In 1971, the first Togo’s location—then more of a sandwich shack than a restaurant—was opened by a college student in San Jose, California. By 1977, the tiny shack serving giant sandwiches had expanded to more than 10 other restaurants and officially began franchising. In the 40 years since, Togo’s has become a staple of the West Coast food scene, with hundreds of locations dotting markets throughout California.
Togo’s has earned a special place in the hearts of West Coast natives, whose enthusiasm for the brand has helped the franchise expand steadily for decades. Togo’s restaurants have become integral parts of their neighborhoods, each committed to contributing to their communities through charitable fundraising, team sponsorships, event hosting, and an array of other outreach efforts. That commitment has made Togo’s much more than just another sandwich shop in the eyes of its customers; it’s made them a neighbor.

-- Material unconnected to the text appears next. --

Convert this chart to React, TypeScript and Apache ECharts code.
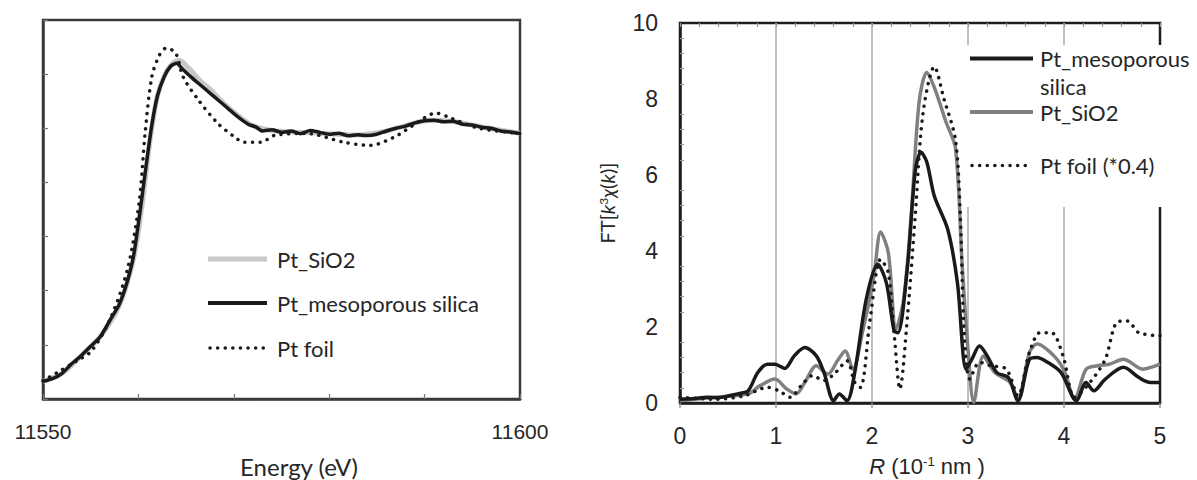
import React, { useEffect, useRef } from "react";
import * as echarts from "echarts";

// ---------- Left panel: XANES (Energy, eV vs normalized absorption) ----------
const xanesLabels = [11550, 11600];

const xanesMeso: [number, number][] = [
  [11550, 0.065], [11551, 0.075], [11552, 0.095], [11553, 0.13], [11554, 0.16],
  [11555, 0.195], [11556, 0.23], [11557, 0.29], [11558, 0.35], [11558.8, 0.43],
  [11559.5, 0.53], [11560.2, 0.7], [11560.8, 0.86], [11561.4, 1.01], [11562.0, 1.12],
  [11562.7, 1.19], [11563.4, 1.23], [11564.0, 1.24], [11564.6, 1.22], [11565.5, 1.19],
  [11566.5, 1.16], [11567.5, 1.13], [11568.5, 1.1], [11569.5, 1.07], [11570.5, 1.04],
  [11571.5, 1.015], [11572.3, 1.005], [11573, 0.99], [11574, 0.995], [11575, 0.985],
  [11576, 0.99], [11577, 0.98], [11578, 0.992], [11579, 0.985], [11580, 0.978],
  [11581, 0.982], [11582, 0.972], [11583, 0.976], [11584, 0.973], [11585, 0.978],
  [11586, 0.99], [11587, 1.0], [11588, 1.008], [11589, 1.02], [11590, 1.028],
  [11591, 1.03], [11592, 1.024], [11593, 1.026], [11594, 1.015], [11595, 1.012],
  [11596, 1.004], [11597, 1.0], [11598, 0.99], [11599, 0.986], [11600, 0.981],
];

const xanesSiO2: [number, number][] = [
  [11550, 0.065], [11552, 0.095], [11554, 0.16], [11556, 0.23], [11558, 0.345],
  [11559.5, 0.52], [11560.4, 0.72], [11561.2, 0.95], [11562.0, 1.12], [11562.8, 1.2],
  [11563.6, 1.24], [11564.3, 1.25], [11565.2, 1.225], [11566.5, 1.175], [11567.5, 1.145],
  [11569, 1.09], [11570.5, 1.045], [11572, 1.01], [11574, 0.992], [11577, 0.985],
  [11580, 0.98], [11583, 0.975], [11586, 0.99], [11588, 1.01], [11590.5, 1.03],
  [11593, 1.025], [11596, 1.005], [11600, 0.982],
];

const xanesFoil: [number, number][] = [
  [11550, 0.067], [11551.8, 0.104], [11553.5, 0.14], [11555.1, 0.178], [11557.1, 0.3],
  [11558.9, 0.485], [11560.1, 0.733], [11560.7, 0.981], [11561.4, 1.189], [11562.2, 1.27],
  [11562.9, 1.296], [11563.9, 1.278], [11564.7, 1.189], [11566.3, 1.104], [11568.3, 1.019],
  [11570, 0.97], [11571.1, 0.948], [11572.8, 0.948], [11574.3, 0.974], [11577.6, 0.981],
  [11581.6, 0.948], [11584.3, 0.937], [11586.8, 0.967], [11588.8, 1.011], [11591.2, 1.056],
  [11592.8, 1.037], [11595.7, 1.0], [11600, 0.981],
];

// ---------- Right panel: Fourier transform (R vs FT magnitude) ----------
const ftMeso: [number, number][] = [
  [0, 0.1], [0.15, 0.12], [0.28, 0.15], [0.4, 0.14], [0.51, 0.19], [0.62, 0.25],
  [0.71, 0.32], [0.81, 0.8], [0.91, 1.02], [0.99, 1.02], [1.09, 0.91], [1.19, 1.24],
  [1.3, 1.46], [1.42, 1.24], [1.5, 0.8], [1.6, 0.06], [1.66, 0.24], [1.74, 0.06],
  [1.82, 0.8], [1.94, 2.73], [2.06, 3.65], [2.15, 3.16], [2.23, 1.9], [2.27, 1.85],
  [2.37, 3.6], [2.45, 6.1], [2.51, 6.6], [2.57, 6.35], [2.65, 5.44], [2.79, 4.56],
  [2.89, 3.16], [2.98, 0.89], [3.04, 1.15], [3.12, 1.5], [3.2, 1.24], [3.3, 0.8],
  [3.42, 0.67], [3.52, 0.06], [3.64, 1.15], [3.72, 1.2], [3.83, 1.07], [3.97, 0.8],
  [4.13, 0.06], [4.23, 0.54], [4.31, 0.32], [4.43, 0.63], [4.62, 0.94], [4.78, 0.67],
  [4.9, 0.54], [5.0, 0.54],
];

const ftSiO2: [number, number][] = [
  [0, 0.06], [0.36, 0.15], [0.71, 0.24], [0.83, 0.45], [0.99, 0.63], [1.11, 0.37],
  [1.21, 0.24], [1.3, 0.54], [1.42, 0.98], [1.54, 0.76], [1.64, 1.11], [1.72, 1.37],
  [1.8, 0.89], [1.9, 1.85], [2.02, 3.34], [2.09, 4.5], [2.17, 3.95], [2.25, 1.94],
  [2.33, 2.73], [2.41, 5.0], [2.49, 7.9], [2.57, 8.7], [2.65, 8.3], [2.77, 7.4],
  [2.87, 6.7], [2.94, 3.6], [3.0, 1.42], [3.06, 0.02], [3.16, 1.24], [3.28, 0.8],
  [3.44, 0.54], [3.52, 0.1], [3.64, 1.33], [3.72, 1.55], [3.91, 1.2], [4.01, 0.8],
  [4.11, 0.1], [4.23, 0.89], [4.35, 0.98], [4.47, 1.02], [4.62, 1.15], [4.82, 0.89],
  [5.0, 1.02],
];

const ftFoil: [number, number][] = [
  [0, 0.15], [0.36, 0.1], [0.67, 0.19], [0.91, 0.41], [1.03, 0.32], [1.15, 0.15],
  [1.26, 0.45], [1.38, 0.72], [1.5, 0.59], [1.62, 0.8], [1.74, 1.11], [1.82, 0.54],
  [1.88, 0.41], [1.98, 2.2], [2.09, 3.78], [2.17, 3.43], [2.23, 1.85], [2.29, 0.37],
  [2.37, 2.29], [2.45, 4.91], [2.53, 7.6], [2.65, 8.85], [2.75, 8.0], [2.87, 6.92],
  [2.92, 4.91], [2.96, 1.85], [3.02, 0.63], [3.12, 1.07], [3.24, 0.98], [3.4, 0.89],
  [3.52, 0.19], [3.64, 1.33], [3.75, 1.85], [3.87, 1.85], [3.99, 1.24], [4.11, 0.15],
  [4.27, 0.54], [4.43, 1.15], [4.55, 2.12], [4.66, 2.16], [4.78, 1.85], [5.0, 1.77],
];

const leftLegend = ["Pt_SiO2", "Pt_mesoporous silica", "Pt foil"];
const rightLegend = ["Pt_mesoporous\nsilica", "Pt_SiO2", "Pt foil (*0.4)"];

const TEXT = "#262626";
const NUM_FONT = "Liberation Sans";
const WORD_FONT = "Lato";
const DOT = [0.1, 7.5];
const GRID_GRAY = "#ababab";

export default function App() {
  const ref = useRef<HTMLDivElement>(null);

  useEffect(() => {
    document.body.style.margin = "0";
    const chart = echarts.init(ref.current!, null, { renderer: "svg" });

    const lineItem = (x1: number, x2: number, y: number, stroke: string, width: number, dotted: boolean) => ({
      type: "line",
      z: 120,
      shape: { x1, y1: y, x2, y2: y },
      style: dotted
        ? { stroke, lineWidth: width, lineDash: DOT, lineCap: "round" }
        : { stroke, lineWidth: width },
    });
    const textItem = (x: number, y: number, text: string, va = "middle") => ({
      type: "text",
      z: 120,
      x,
      y,
      style: {
        text,
        fill: TEXT,
        fontSize: 22,
        fontFamily: WORD_FONT,
        verticalAlign: va,
        lineHeight: 28,
      },
    });

    const option: any = {
      animation: false,
      backgroundColor: "#ffffff",
      grid: [
        { left: 43, top: 20, width: 477, height: 379, show: true, borderColor: "#3a3a3a", borderWidth: 2.5, backgroundColor: "transparent" },
        { left: 680, top: 23, width: 480, height: 380, show: true, borderColor: "#1e1e1e", borderWidth: 2.5, backgroundColor: "transparent" },
      ],
      xAxis: [
        {
          gridIndex: 0, type: "value", min: 11550, max: 11600, interval: 10,
          axisLine: { lineStyle: { color: "#3a3a3a", width: 2.5 } },
          axisTick: { inside: true, length: 5, lineStyle: { color: "#777", width: 1.2 } },
          axisLabel: {
            margin: 22, fontSize: 21, color: TEXT, fontFamily: NUM_FONT,
            formatter: (v: number) => (xanesLabels.includes(v) ? String(v) : ""),
          },
          splitLine: { show: false },
        },
        {
          gridIndex: 1, type: "value", min: 0, max: 5, interval: 1,
          axisLine: { lineStyle: { color: "#1e1e1e", width: 2.5 } },
          axisTick: { inside: false, length: 5, lineStyle: { color: "#999", width: 1.5 } },
          axisLabel: { margin: 21, fontSize: 23, color: TEXT, fontFamily: NUM_FONT },
          splitLine: {
            show: true,
            lineStyle: { color: ["transparent", GRID_GRAY, GRID_GRAY, GRID_GRAY, GRID_GRAY, "transparent"], width: 1.5 },
          },
        },
        {
          gridIndex: 1, type: "value", min: 0, max: 5, interval: 0.2,
          axisLine: { show: false },
          axisTick: { inside: true, length: 4, lineStyle: { color: "#999", width: 1.2 } },
          axisLabel: { show: false },
          splitLine: { show: false },
        },
      ],
      yAxis: [
        {
          gridIndex: 0, type: "value", min: 0, max: 1.4, interval: 0.2,
          axisLine: { lineStyle: { color: "#3a3a3a", width: 2.5 } },
          axisTick: { inside: true, length: 5, lineStyle: { color: "#777", width: 1.2 } },
          axisLabel: { show: false },
          splitLine: { show: false },
        },
        {
          gridIndex: 1, type: "value", min: 0, max: 10, interval: 2,
          axisLine: { lineStyle: { color: "#1e1e1e", width: 2.5 } },
          axisTick: { show: false, inside: true },
          minorTick: { show: true, splitNumber: 5, length: 4, lineStyle: { color: "#999", width: 1.2 } },
          axisLabel: { margin: 22, fontSize: 23, color: TEXT, fontFamily: NUM_FONT },
          splitLine: { show: false },
        },
      ],
      series: [
        {
          name: "Pt_SiO2", type: "line", xAxisIndex: 0, yAxisIndex: 0, data: xanesSiO2,
          showSymbol: false, smooth: 0.3, z: 2,
          lineStyle: { color: "#c8c8c8", width: 5 },
        },
        {
          name: "Pt foil", type: "line", xAxisIndex: 0, yAxisIndex: 0, data: xanesFoil,
          showSymbol: false, smooth: 0.3, z: 3,
          lineStyle: { color: "#1a1a1a", width: 3.5, type: DOT, cap: "round" },
        },
        {
          name: "Pt_mesoporous silica", type: "line", xAxisIndex: 0, yAxisIndex: 0, data: xanesMeso,
          showSymbol: false, smooth: 0.2, z: 4,
          lineStyle: { color: "#1a1a1a", width: 3.5 },
        },
        {
          name: "Pt_mesoporous silica (FT)", type: "line", xAxisIndex: 1, yAxisIndex: 1, data: ftMeso,
          showSymbol: false, smooth: 0.3, z: 4,
          lineStyle: { color: "#1a1a1a", width: 3.5 },
        },
        {
          name: "Pt_SiO2 (FT)", type: "line", xAxisIndex: 1, yAxisIndex: 1, data: ftSiO2,
          showSymbol: false, smooth: 0.3, z: 3,
          lineStyle: { color: "#808080", width: 3.5 },
        },
        {
          name: "Pt foil (*0.4)", type: "line", xAxisIndex: 1, yAxisIndex: 1, data: ftFoil,
          showSymbol: false, smooth: 0.3, z: 5,
          lineStyle: { color: "#1a1a1a", width: 3.5, type: DOT, cap: "round" },
        },
      ],
      graphic: [
        // left legend
        lineItem(208, 267, 259, "#c8c8c8", 5, false),
        lineItem(208, 267, 303, "#1a1a1a", 4, false),
        lineItem(210, 265, 348, "#1a1a1a", 3.5, true),
        textItem(277, 259, leftLegend[0]),
        textItem(277, 303, leftLegend[1]),
        textItem(277, 348, leftLegend[2]),
        // right legend background
        { type: "rect", z: 110, shape: { x: 962, y: 45, width: 235, height: 162 }, style: { fill: "#ffffff" } },
        lineItem(970, 1033, 58.5, "#1a1a1a", 4, false),
        lineItem(970, 1033, 112, "#808080", 4, false),
        lineItem(972, 1031, 165.5, "#1a1a1a", 3.5, true),
        textItem(1040, 44.5, rightLegend[0], "top"),
        textItem(1040, 112, rightLegend[1]),
        textItem(1040, 165.5, rightLegend[2]),
        // axis titles
        {
          type: "text", z: 120, x: 299, y: 466,
          style: { text: "Energy (eV)", fill: TEXT, fontSize: 24, fontFamily: WORD_FONT, align: "center", verticalAlign: "middle" },
        },
        {
          type: "text", z: 120, x: 927, y: 466,
          style: {
            text: "{i|R} (10{sup|-1} nm )",
            fill: TEXT, fontSize: 22, fontFamily: NUM_FONT, align: "center", verticalAlign: "middle",
            rich: {
              i: { fontStyle: "italic", fontSize: 22, fontFamily: NUM_FONT, fill: TEXT },
              sup: { fontSize: 13, fontFamily: NUM_FONT, fill: TEXT, verticalAlign: "top", padding: [0, 0, 10, 0] },
            },
          },
        },
        {
          type: "text", z: 120, x: 607, y: 203, rotation: Math.PI / 2,
          style: {
            text: "FT[{i|k}{sup|3}{i|χ}({i|k})]",
            fill: TEXT, fontSize: 20, fontFamily: WORD_FONT, align: "center", verticalAlign: "middle",
            rich: {
              i: { fontStyle: "italic", fontSize: 20, fontFamily: WORD_FONT, fill: TEXT },
              sup: { fontSize: 12, fontFamily: WORD_FONT, fill: TEXT, verticalAlign: "top", padding: [0, 0, 8, 0] },
            },
          },
        },
      ],
    };

    chart.setOption(option);
    return () => chart.dispose();
  }, []);

  return <div ref={ref} style={{ width: 1197, height: 480 }} />;
}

Many Togo’s customers have grown up with the brand and followed its development in the news, but even the most passionate Togo’s fans will be surprised to learn some of the more intriguing details from the brand’s 40-plus-year history. Here are five things you didn’t know about Togo’s.

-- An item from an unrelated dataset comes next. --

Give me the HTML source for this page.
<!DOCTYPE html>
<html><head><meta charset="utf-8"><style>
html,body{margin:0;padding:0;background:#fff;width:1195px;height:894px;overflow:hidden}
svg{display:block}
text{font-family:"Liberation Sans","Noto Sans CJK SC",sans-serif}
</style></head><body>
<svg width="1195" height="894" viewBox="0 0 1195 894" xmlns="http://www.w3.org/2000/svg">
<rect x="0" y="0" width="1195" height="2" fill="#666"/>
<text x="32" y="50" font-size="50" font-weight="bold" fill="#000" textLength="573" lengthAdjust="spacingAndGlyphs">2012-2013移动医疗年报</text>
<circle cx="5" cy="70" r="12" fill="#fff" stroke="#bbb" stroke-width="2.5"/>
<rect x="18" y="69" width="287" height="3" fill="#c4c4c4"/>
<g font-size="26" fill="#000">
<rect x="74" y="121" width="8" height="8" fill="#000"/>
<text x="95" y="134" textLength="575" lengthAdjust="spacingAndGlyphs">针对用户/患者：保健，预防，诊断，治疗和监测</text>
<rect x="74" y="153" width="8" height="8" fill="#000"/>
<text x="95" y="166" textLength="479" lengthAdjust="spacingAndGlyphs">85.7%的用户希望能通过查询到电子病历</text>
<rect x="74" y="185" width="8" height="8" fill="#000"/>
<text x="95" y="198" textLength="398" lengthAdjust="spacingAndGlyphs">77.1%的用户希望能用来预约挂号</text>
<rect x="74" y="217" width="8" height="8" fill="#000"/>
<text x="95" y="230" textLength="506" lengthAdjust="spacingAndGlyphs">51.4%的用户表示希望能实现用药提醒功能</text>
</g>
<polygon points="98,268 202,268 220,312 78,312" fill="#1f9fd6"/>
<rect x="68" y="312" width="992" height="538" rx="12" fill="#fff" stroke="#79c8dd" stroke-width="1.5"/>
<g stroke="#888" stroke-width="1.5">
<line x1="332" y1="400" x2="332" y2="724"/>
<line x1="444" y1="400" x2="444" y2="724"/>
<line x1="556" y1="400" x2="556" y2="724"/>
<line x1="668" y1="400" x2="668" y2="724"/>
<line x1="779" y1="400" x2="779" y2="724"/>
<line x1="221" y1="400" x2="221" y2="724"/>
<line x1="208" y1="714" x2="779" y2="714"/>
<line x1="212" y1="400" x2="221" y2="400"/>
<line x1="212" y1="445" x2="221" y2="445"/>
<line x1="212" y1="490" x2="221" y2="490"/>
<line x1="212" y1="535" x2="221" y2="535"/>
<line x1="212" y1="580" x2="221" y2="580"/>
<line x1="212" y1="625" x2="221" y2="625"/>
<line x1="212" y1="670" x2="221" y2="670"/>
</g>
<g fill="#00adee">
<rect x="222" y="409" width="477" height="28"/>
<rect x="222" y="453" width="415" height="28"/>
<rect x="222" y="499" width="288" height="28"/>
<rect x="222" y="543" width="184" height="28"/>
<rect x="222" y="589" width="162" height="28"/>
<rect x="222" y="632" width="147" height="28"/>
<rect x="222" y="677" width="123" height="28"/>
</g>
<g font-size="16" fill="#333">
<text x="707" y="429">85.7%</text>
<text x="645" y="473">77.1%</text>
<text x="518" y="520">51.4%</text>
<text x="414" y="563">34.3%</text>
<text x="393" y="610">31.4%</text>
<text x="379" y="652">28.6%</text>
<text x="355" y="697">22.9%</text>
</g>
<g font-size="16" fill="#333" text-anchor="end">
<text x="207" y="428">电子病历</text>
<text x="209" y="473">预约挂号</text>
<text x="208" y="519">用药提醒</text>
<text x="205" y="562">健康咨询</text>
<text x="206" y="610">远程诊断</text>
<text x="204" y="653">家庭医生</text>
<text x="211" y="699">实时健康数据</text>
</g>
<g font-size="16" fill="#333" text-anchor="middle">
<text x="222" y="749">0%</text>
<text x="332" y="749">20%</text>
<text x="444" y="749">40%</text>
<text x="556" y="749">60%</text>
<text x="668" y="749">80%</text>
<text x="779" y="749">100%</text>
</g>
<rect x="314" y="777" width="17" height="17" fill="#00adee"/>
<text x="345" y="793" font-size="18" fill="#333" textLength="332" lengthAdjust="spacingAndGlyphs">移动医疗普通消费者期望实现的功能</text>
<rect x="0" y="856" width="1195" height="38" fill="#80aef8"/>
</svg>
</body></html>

1) Togo’s serves a lot of bread
Togo’s purchases 4.8 million loaves of fresh artisan bread every year. That’s 1,818 miles of bread, enough to stretch end-to-end from Togo’s home town of San Jose, California halfway across the country to Kansas City, Missouri.
2) Togo’s has been focused on value since Day 1
When Togo’s opened in 1971, the cost of a #9 (the Hot Pastrami sandwich) was only $1.25. Not bad for over a quarter-pound of pastrami plus fixings. The pricing has risen slightly in the years since, but Togo’s still hangs their hat on providing a bigger bang for a smaller buck than any other restaurant in town.
3) Togo’s is not only about the meat
Togo’s serves approximately 1 million pounds of Hass avocados every year. That would tip the scale against 83 full-grown elephants. And avocados may not even be the favorite veggie of Togo’s customers, who devour more than 34 million of Togo’s Greek pepperoncinis every year.
4) You can own one
After four decades, Togo’s is still growing. In fact, the brand is now looking to extend their reach further than ever before into new territories surrounding their existing 240+ locations on the West Coast. Startup costs to open a Togo’s range from $274,000 to $508,700, and the brand is actively seeking qualified and passionate entrepreneurs to become new Togo’s owners. Click here to learn more.
5) Togo’s franchisees stick around
The longest active member of Team Togo’s is Dan Pearson, franchisee and Brand Advisory Council member. Pearson was hired at his local Togo’s in 1974 and worked there for three years before opening his own location when the brand began franchising in 1977. In Pearson’s 40 years as a franchisee, he’s owned or co-owned 16 Togo’s restaurants.